(JOB): For the material that follows, list every line containing the word "this".

(DATA TO PROCESS):
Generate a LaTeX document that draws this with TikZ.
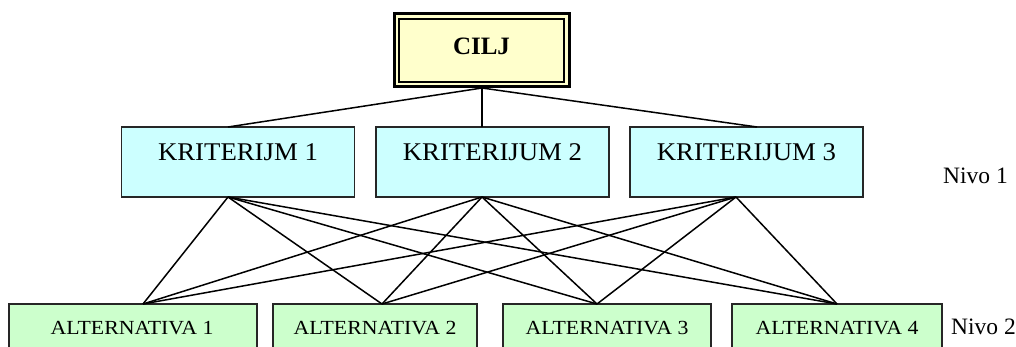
\documentclass[tikz,border=0pt]{standalone}
\usepackage{fontspec}
\setmainfont{Liberation Serif}
\newfontfamily\kfont[FakeStretch=1.05]{Liberation Serif}
\newfontfamily\afont[FakeStretch=1.09]{Liberation Serif}
\definecolor{ciljfill}{HTML}{FFFFCC}
\definecolor{kritfill}{HTML}{CCFFFF}
\definecolor{altfill}{HTML}{CCFFCC}
\begin{document}
\begin{tikzpicture}[x=1pt,y=-1pt,
  kbox/.style={draw=black!85,line width=1.7pt,fill=kritfill,inner sep=0pt,outer sep=0pt,minimum width=233pt,minimum height=70pt},
  abox/.style={draw=black!85,line width=1.7pt,fill=altfill,inner sep=0pt,outer sep=0pt,minimum height=50pt},
  ktext/.style={font=\kfont\fontsize{25.5}{28}\selectfont,inner sep=0pt,anchor=base},
  atext/.style={font=\afont\fontsize{20}{22}\selectfont,inner sep=0pt,anchor=base},
  ntext/.style={font=\fontsize{23.5}{26}\selectfont,inner sep=0pt,anchor=base west},
  link/.style={line width=1.5pt,black}]
\clip (0,0) rectangle (1016,347);
\fill[white] (0,0) rectangle (1016,347);
% goal
\node[draw=black,line width=3pt,fill=ciljfill,inner sep=0pt,outer sep=0pt,minimum width=175pt,minimum height=73pt] (cilj) at (481.5,50.5) {};
\node[draw=black,line width=1.8pt,inner sep=0pt,outer sep=0pt,minimum width=165pt,minimum height=63pt] (ciljin) at (481.5,50.5) {};
\node[font=\fontsize{25}{28}\selectfont\bfseries,inner sep=0pt,anchor=base] (ciljt) at (481.5,55) {CILJ};
% criteria
\node[kbox] (k1) at (238,162) {};
\node[kbox] (k2) at (492.5,162) {};
\node[kbox] (k3) at (746.5,162) {};
\node[ktext] (k1t) at (238,161) {KRITERIJM 1};
\node[ktext] (k2t) at (492.5,161) {KRITERIJUM 2};
\node[ktext] (k3t) at (746.5,161) {KRITERIJUM 3};
\node[ntext] (n1) at (943,184) {Nivo 1};
% alternatives
\node[abox,minimum width=248pt] (a1) at (133,329) {};
\node[abox,minimum width=204pt] (a2) at (375,329) {};
\node[abox,minimum width=208pt] (a3) at (607,329) {};
\node[abox,minimum width=210pt] (a4) at (837,329) {};
\node[atext] (a1t) at (132,334) {ALTERNATIVA 1};
\node[atext] (a2t) at (375,334) {ALTERNATIVA 2};
\node[atext] (a3t) at (607,334) {ALTERNATIVA 3};
\node[atext] (a4t) at (837,334) {ALTERNATIVA 4};
\node[ntext] (n2) at (951,334) {Nivo 2};
% connection points
\coordinate (cb) at (482,88);
\coordinate (k1n) at (228,127);
\coordinate (k2n) at (482,127);
\coordinate (k3n) at (757,127);
\coordinate (k1s) at (228,197);
\coordinate (k2s) at (482,197);
\coordinate (k3s) at (736,197);
\coordinate (a1n) at (143,304);
\coordinate (a2n) at (382,304);
\coordinate (a3n) at (597,304);
\coordinate (a4n) at (837,304);
\draw[link] (cb) -- (k1n);
\draw[link] (cb) -- (k2n);
\draw[link] (cb) -- (k3n);
\foreach \k in {k1s,k2s,k3s}{
  \foreach \a in {a1n,a2n,a3n,a4n}{
    \draw[link] (\k) -- (\a);
  }
}
\end{tikzpicture}
\end{document}
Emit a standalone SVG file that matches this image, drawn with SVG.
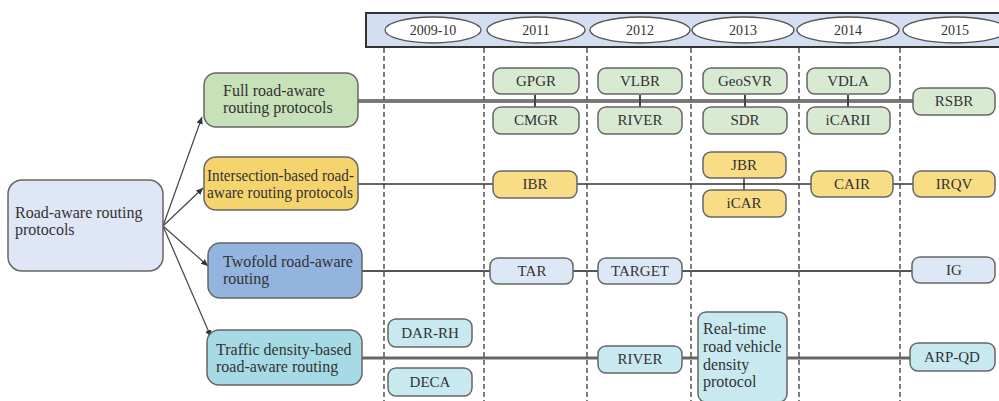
<svg xmlns="http://www.w3.org/2000/svg" width="999" height="401" viewBox="0 0 999 401">
<defs>
<marker id="ah" markerWidth="8" markerHeight="8" refX="7" refY="4" orient="auto" markerUnits="userSpaceOnUse">
<path d="M0,0.8 L7,4 L0,7.2 Z" fill="#333"/>
</marker>
</defs>
<style>
text{font-family:"Liberation Serif","DejaVu Serif",serif;fill:#333;}
.t{font-size:16px;}
.c{font-size:15px;text-anchor:middle;}
.y{font-size:14px;text-anchor:middle;}
.box{stroke:#666;stroke-width:1.5;}
.g{fill:#d9ead3;}
.yl{fill:#f8dc86;}
.b{fill:#dce8f6;}
.cy{fill:#c8e9f0;}
.dash{stroke:#555;stroke-width:1.5;stroke-dasharray:5,3;fill:none;}
.arr{stroke:#444;stroke-width:1.2;fill:none;marker-end:url(#ah);}
.ell{fill:#fff;stroke:#555;stroke-width:1.3;}
</style>
<rect width="999" height="401" fill="#fff"/>

<!-- header -->
<g id="header">
<rect x="366" y="13" width="640" height="34" fill="#d3dff0" stroke="#333" stroke-width="2"/>
<ellipse class="ell" cx="433" cy="30" rx="48" ry="13"/>
<ellipse class="ell" cx="536" cy="30" rx="49" ry="13"/>
<ellipse class="ell" cx="640" cy="30" rx="50" ry="13"/>
<ellipse class="ell" cx="743" cy="30" rx="51" ry="13"/>
<ellipse class="ell" cx="848" cy="30" rx="51" ry="13"/>
<ellipse class="ell" cx="955" cy="30" rx="52" ry="13"/>
<text class="y" x="433" y="35">2009-10</text>
<text class="y" x="536" y="35">2011</text>
<text class="y" x="640" y="35">2012</text>
<text class="y" x="743" y="35">2013</text>
<text class="y" x="848" y="35">2014</text>
<text class="y" x="955" y="35">2015</text>
</g>

<!-- connectors -->
<g id="connectors">
<line class="dash" x1="384" y1="48" x2="384" y2="401"/>
<line class="dash" x1="484" y1="48" x2="484" y2="401"/>
<line class="dash" x1="587" y1="48" x2="587" y2="401"/>
<line class="dash" x1="691" y1="48" x2="691" y2="401"/>
<line class="dash" x1="799" y1="48" x2="799" y2="401"/>
<line class="dash" x1="900" y1="48" x2="900" y2="401"/>
<line class="arr" x1="163" y1="226" x2="202" y2="117"/>
<line class="arr" x1="163" y1="226" x2="203" y2="188"/>
<line class="arr" x1="163" y1="226" x2="208" y2="266"/>
<line class="arr" x1="163" y1="226" x2="211" y2="337"/>
<line x1="358" y1="101" x2="913" y2="101" stroke="#555" stroke-width="3.5"/>
<line x1="358" y1="101" x2="913" y2="101" stroke="#999" stroke-width="1"/>
<line x1="535" y1="95" x2="535" y2="107" stroke="#444" stroke-width="2"/>
<line x1="640" y1="95" x2="640" y2="107" stroke="#444" stroke-width="2"/>
<line x1="745" y1="95" x2="745" y2="107" stroke="#444" stroke-width="2"/>
<line x1="848" y1="95" x2="848" y2="107" stroke="#444" stroke-width="2"/>
<line x1="358" y1="184" x2="913" y2="184" stroke="#333" stroke-width="1.3"/>
<line x1="744" y1="178" x2="744" y2="190" stroke="#333" stroke-width="1.5"/>
<line x1="362" y1="271" x2="912" y2="271" stroke="#555" stroke-width="2"/>
<line x1="362" y1="358" x2="910" y2="358" stroke="#666" stroke-width="3"/>
</g>

<!-- root -->
<g id="root">
<rect class="box" x="8" y="180" width="155" height="91" rx="14" fill="#dfe6f5"/>
<text class="t" x="15" y="218">Road-aware routing</text>
<text class="t" x="15" y="235">protocols</text>
</g>

<!-- categories -->
<g id="cat-full">
<rect class="box" x="204" y="73" width="154" height="54" rx="12" fill="#c7e1b9"/>
<text class="t" x="223" y="96">Full road-aware</text>
<text class="t" x="223" y="113">routing protocols</text>
</g>
<g id="cat-inter">
<rect class="box" x="204" y="157" width="154" height="53" rx="12" fill="#f6d46d"/>
<text class="t" x="207" y="181" textLength="147" lengthAdjust="spacingAndGlyphs">Intersection-based road-</text>
<text class="t" x="207" y="198" textLength="146" lengthAdjust="spacingAndGlyphs">aware routing protocols</text>
</g>
<g id="cat-twofold">
<rect class="box" x="208" y="243" width="154" height="55" rx="12" fill="#92b4de"/>
<text class="t" x="223" y="267">Twofold road-aware</text>
<text class="t" x="223" y="284">routing</text>
</g>
<g id="cat-traffic">
<rect class="box" x="207" y="330" width="155" height="55" rx="12" fill="#a6dbe5"/>
<text class="t" x="216" y="355">Traffic density-based</text>
<text class="t" x="216" y="372">road-aware routing</text>
</g>

<!-- full row -->
<g id="GPGR"><rect class="box g" x="493" y="68" width="86" height="26" rx="8"/><text class="c" x="536" y="86">GPGR</text></g>
<g id="CMGR"><rect class="box g" x="493" y="107" width="86" height="27" rx="8"/><text class="c" x="536" y="125">CMGR</text></g>
<g id="VLBR"><rect class="box g" x="598" y="68" width="84" height="26" rx="8"/><text class="c" x="640" y="86">VLBR</text></g>
<g id="RIVER1"><rect class="box g" x="598" y="107" width="84" height="27" rx="8"/><text class="c" x="640" y="125">RIVER</text></g>
<g id="GeoSVR"><rect class="box g" x="703" y="68" width="84" height="26" rx="8"/><text class="c" x="745" y="86">GeoSVR</text></g>
<g id="SDR"><rect class="box g" x="703" y="107" width="84" height="27" rx="8"/><text class="c" x="745" y="125">SDR</text></g>
<g id="VDLA"><rect class="box g" x="807" y="68" width="83" height="26" rx="8"/><text class="c" x="848" y="86">VDLA</text></g>
<g id="iCARII"><rect class="box g" x="807" y="107" width="83" height="27" rx="8"/><text class="c" x="848" y="125">iCARII</text></g>
<g id="RSBR"><rect class="box g" x="913" y="88" width="82" height="27" rx="8"/><text class="c" x="954" y="106">RSBR</text></g>

<!-- intersection row -->
<g id="IBR"><rect class="box yl" x="493" y="171" width="84" height="27" rx="8"/><text class="c" x="535" y="189">IBR</text></g>
<g id="JBR"><rect class="box yl" x="703" y="152" width="83" height="26" rx="8"/><text class="c" x="744" y="170">JBR</text></g>
<g id="iCAR"><rect class="box yl" x="703" y="190" width="83" height="27" rx="8"/><text class="c" x="744" y="208">iCAR</text></g>
<g id="CAIR"><rect class="box yl" x="811" y="171" width="82" height="26" rx="8"/><text class="c" x="852" y="189">CAIR</text></g>
<g id="IRQV"><rect class="box yl" x="913" y="171" width="82" height="26" rx="8"/><text class="c" x="954" y="189">IRQV</text></g>

<!-- twofold row -->
<g id="TAR"><rect class="box b" x="490" y="258" width="83" height="26" rx="8"/><text class="c" x="532" y="276">TAR</text></g>
<g id="TARGET"><rect class="box b" x="598" y="258" width="84" height="26" rx="8"/><text class="c" x="640" y="276">TARGET</text></g>
<g id="IG"><rect class="box b" x="912" y="257" width="83" height="26" rx="8"/><text class="c" x="954" y="275">IG</text></g>

<!-- traffic row -->
<g id="DAR-RH"><rect class="box cy" x="388" y="319" width="84" height="28" rx="8"/><text class="c" x="430" y="338">DAR-RH</text></g>
<g id="DECA"><rect class="box cy" x="388" y="368" width="84" height="28" rx="8"/><text class="c" x="430" y="387">DECA</text></g>
<g id="RIVER2"><rect class="box cy" x="598" y="346" width="84" height="27" rx="8"/><text class="c" x="640" y="364">RIVER</text></g>
<g id="RTRVDP"><rect class="box cy" x="698" y="312" width="89" height="90" rx="8"/>
<text class="t" x="703" y="334">Real-time</text>
<text class="t" x="703" y="352">road vehicle</text>
<text class="t" x="703" y="370">density</text>
<text class="t" x="703" y="387">protocol</text></g>
<g id="ARP-QD"><rect class="box cy" x="910" y="343" width="85" height="28" rx="8"/><text class="c" x="952" y="362">ARP-QD</text></g>
</svg>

(TASK RESPONSE):
Generate a LaTeX document that draws this with TikZ.
Emit a standalone SVG file that matches this image, drawn with SVG.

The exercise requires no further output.